3. Disclosure Statement
Prior to the initial election, appointment or hiring of any Covered Person and annually thereafter, such individual must complete, sign and submit to the Controller of Vassar, a written disclosure statement identifying to the best of his or her knowledge:
- any entity or trust of which such individual or a Related Party with respect to that individual is an officer, director, trustee, member, owner (either as a sole proprietor or a partner) or employee and with which Vassar is known to have (or is known to be in discussion to have) a relationship;
- any transaction, agreement or other arrangement in which Vassar is a participant (or is known to be in discussion to be a participant) and in which the individual or a Related Party with respect to that individual might have a conflicting interest; and
- any other interests that could give rise to a Conflict of Interest Arrangement.
Each Covered Person must update his or her disclosure statement as necessary to reflect changes during the course of the year and submit a new disclosure statement at least once in each fiscal year.
Completed disclosure statements may be reviewed by the Secretary of the Board.

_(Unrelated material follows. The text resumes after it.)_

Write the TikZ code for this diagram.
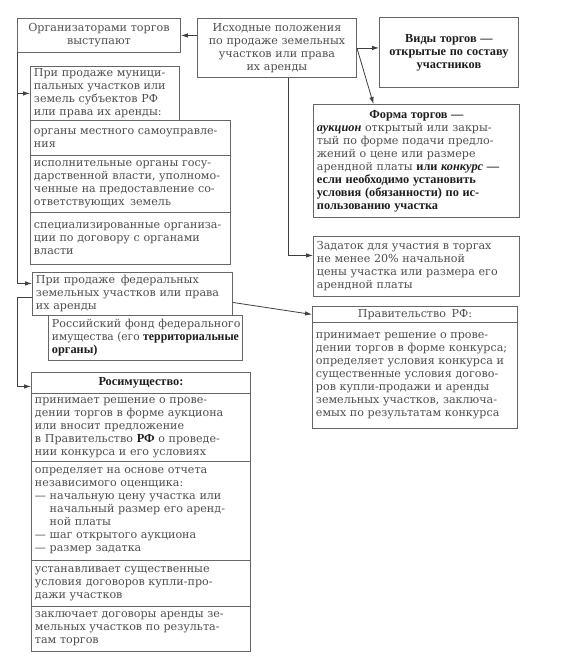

The Secretary will provide a copy of all completed disclosure statements to the Audit Committee and the Chair of the Board and will periodically update the Chair of the Audit Committee and the Chair of the Board concerning compliance with the disclosure statement requirements of this Policy.
4. Adoption, Implementation and Compliance
The Board may make changes to this Policy from time to time, as it deems appropriate. The Board will oversee the implementation of, and compliance with, this Policy.
A copy of this Policy must be furnished to each Covered Person promptly upon its adoption. In addition, each new Covered Person must be furnished with a copy of this Policy prior to the commencement of his or her duties. Each Covered Person must acknowledge in writing, not less than annually, that he or she has read and is in compliance with this Policy.
 The term “domestic partner” is not limited to registered domestic partner relationships.